Benjamin Britten wrote very little for ballet. But as this programme of new, Britten-inspired dances reveals, the rhythmic detail of his music, the vibrancy of his orchestral palette and the floating beauty of his melodic line can hold riches for the choreographer.
Kim Brandstrup's Ceremony of Innocence is a setting of Variations on a Theme of Frank Bridge, but takes its inspiration from Death in Venice, eliding the first encounter between Aschenbach and the exquisite Tadzio with an imagined encounter between the mature Britten and his own golden, gifted and innocent youth.

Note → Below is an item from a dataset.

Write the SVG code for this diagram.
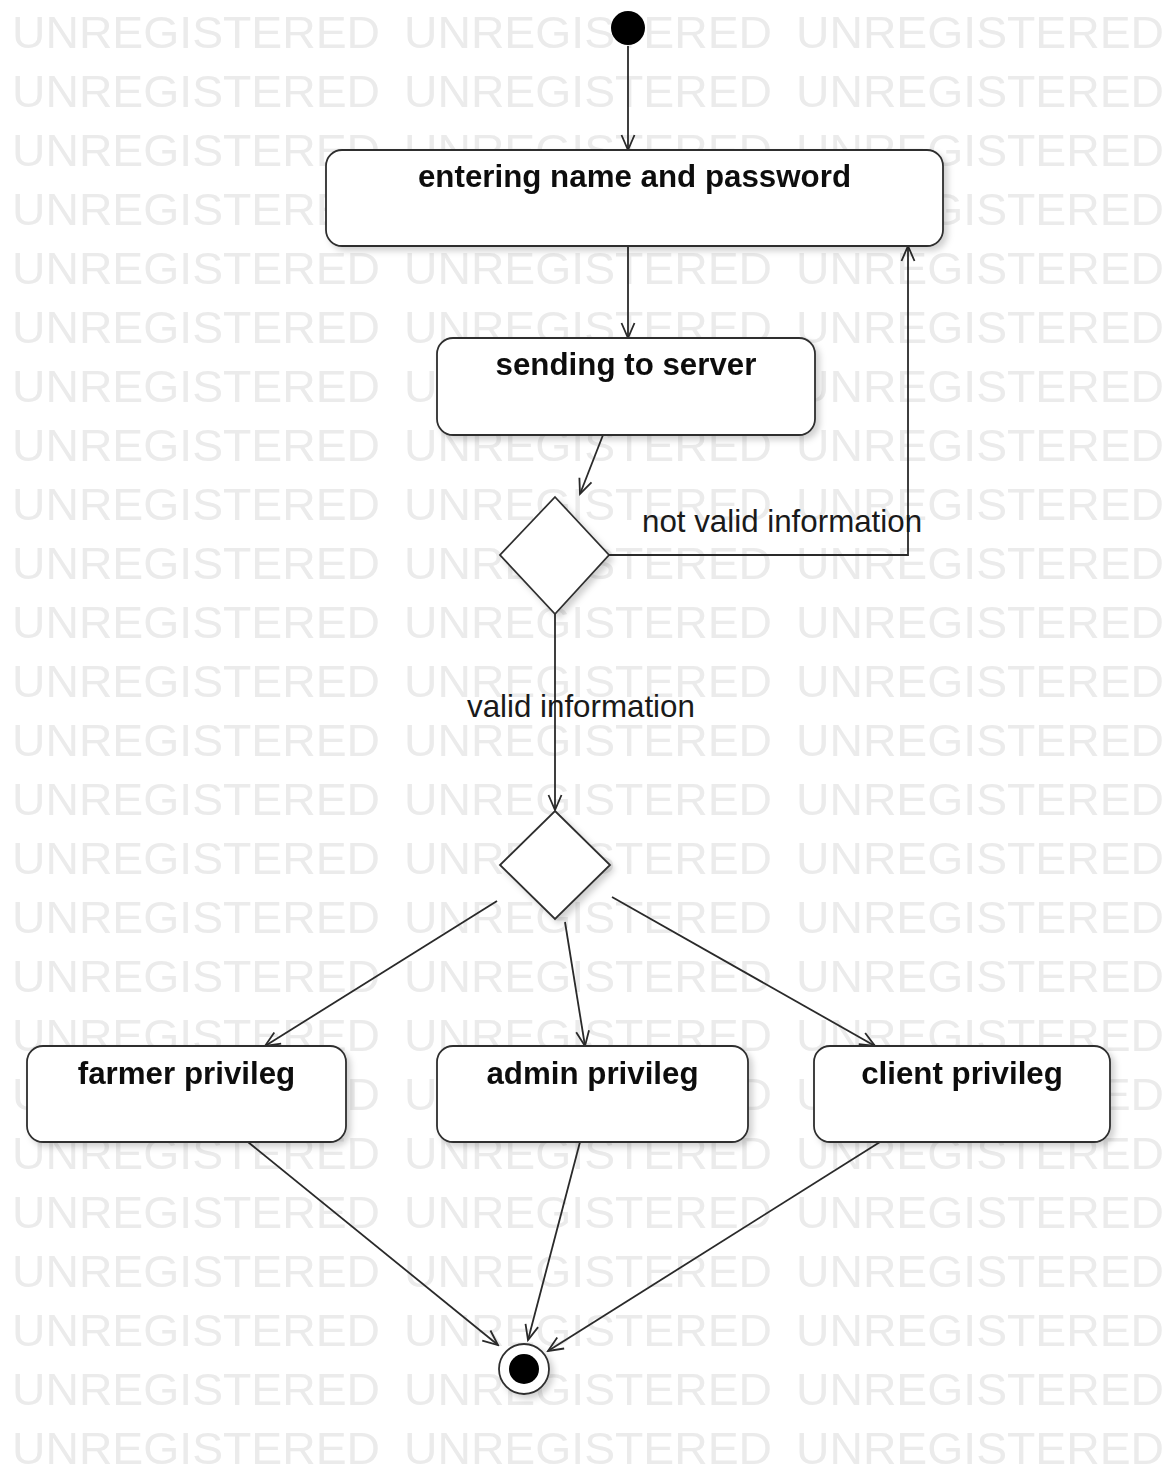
<svg xmlns="http://www.w3.org/2000/svg" width="1170" height="1465" viewBox="0 0 1170 1465">
<style>
.wm{font-family:"Liberation Sans",Arial,sans-serif;font-size:44px;fill:#ebebeb}
.box{fill:#fff;stroke:#2f2f2f;stroke-width:1.8}
.lbl{font-family:"Liberation Sans",Arial,sans-serif;font-size:31.3px;font-weight:bold;fill:#111;text-anchor:middle}
.elbl{font-family:"Liberation Sans",Arial,sans-serif;font-size:31.3px;fill:#1a1a1a}
.edge{fill:none;stroke:#2a2a2a;stroke-width:1.8;marker-end:url(#arr)}
</style>
<defs>
<pattern id="wmp" patternUnits="userSpaceOnUse" x="12" y="0" width="392" height="59">
<text class="wm" x="0" y="48" textLength="368" lengthAdjust="spacingAndGlyphs">UNREGISTERED</text>
</pattern>
<filter id="sh" x="-10%" y="-10%" width="130%" height="140%">
<feDropShadow dx="4" dy="4" stdDeviation="3" flood-color="#000" flood-opacity="0.18"/>
</filter>
<marker id="arr" markerUnits="userSpaceOnUse" viewBox="-16 -8 18 16" refX="0" refY="0" markerWidth="18" markerHeight="16" orient="auto">
<path d="M-15,-6.5 L0,0 L-15,6.5" fill="none" stroke="#2a2a2a" stroke-width="1.8"/>
</marker>
</defs>
<rect width="1170" height="1465" fill="#fff"/>
<rect width="1170" height="1465" fill="url(#wmp)"/>

<g id="connectors">
<path class="edge" d="M628,46 L628,150"/>
<path class="edge" d="M628,246 L628,338"/>
<path class="edge" d="M603,435 L580,494"/>
<path class="edge" d="M609,555 L908,555 L908,246"/>
<path class="edge" d="M555,614 L555,810"/>
<path class="edge" d="M497,901 L265,1046"/>
<path class="edge" d="M565,922 L585,1046"/>
<path class="edge" d="M612,897 L875,1046"/>
<path class="edge" d="M248,1142 L498,1345"/>
<path class="edge" d="M580,1142 L528,1340"/>
<path class="edge" d="M880,1142 L548,1351"/>
<text class="elbl" x="642" y="532">not valid information</text>
<text class="elbl" x="467" y="717">valid information</text>
</g>

<g id="start">
<circle cx="628" cy="28" r="17" fill="#000"/>
</g>

<g id="entering" filter="url(#sh)">
<rect class="box" x="326" y="150" width="617" height="96" rx="16"/>
<text class="lbl" x="634.5" y="187">entering name and password</text>
</g>

<g id="sending" filter="url(#sh)">
<rect class="box" x="437" y="338" width="378" height="97" rx="16"/>
<text class="lbl" x="626" y="375">sending to server</text>
</g>

<g id="decision1" filter="url(#sh)">
<polygon class="box" points="555,497 609,555 555,614 500,555"/>
</g>

<g id="decision2" filter="url(#sh)">
<polygon class="box" points="555,811 610,865 555,919 500,865"/>
</g>

<g id="farmer" filter="url(#sh)">
<rect class="box" x="27" y="1046" width="319" height="96" rx="16"/>
<text class="lbl" x="186.5" y="1084">farmer privileg</text>
</g>

<g id="admin" filter="url(#sh)">
<rect class="box" x="437" y="1046" width="311" height="96" rx="16"/>
<text class="lbl" x="592.5" y="1084">admin privileg</text>
</g>

<g id="client" filter="url(#sh)">
<rect class="box" x="814" y="1046" width="296" height="96" rx="16"/>
<text class="lbl" x="962" y="1084">client privileg</text>
</g>

<g id="end" filter="url(#sh)">
<circle cx="524" cy="1369" r="25" fill="#fff" stroke="#2f2f2f" stroke-width="1.8"/>
<circle cx="524" cy="1369" r="15" fill="#000"/>
</g>
</svg>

Taking his cue from the light and shadows in Britten's music, Brandstrup's narrative is an impressionistic shuffle of past and present. The older Britten (Edward Watson) feels himself caught in the toils of his physical and artistic mortality, looking on with envy at the spontaneous facility and verve of his former self (the very young and gifted Marcelino Sambé). Branstrup conjures a wonderfully elegiac fragility of tone here, reflected in Leo Warner's light projections, which cast a vestigial half-remembered landscape over the dark red brick of the Snape stage.
Death in Venice also haunts Ashley Page's If Memory Serves, a setting of Young Apollo, originally created for Royal Ballet of Flanders, which conjures the beautiful boys on the Lido beach and the piercing romance of a summer's infatuation. It's a sweet and witty piece, that makes sly choreographic allusion to Balanchine's Apollo, stacking its dancers into crisp art deco shapes, while spinning out glamorously fluid, extended lines of movement.
Both ballets serve Britten beautifully; less so Courting the Senses, Page's slightly predictable deconstruction of a courtly duet, and Cameron McMillan's Dream Weaver, whose layering of classical and contemporary languages flares into moments of promisingly fierce invention, but also loses its way in inconsequential repetition.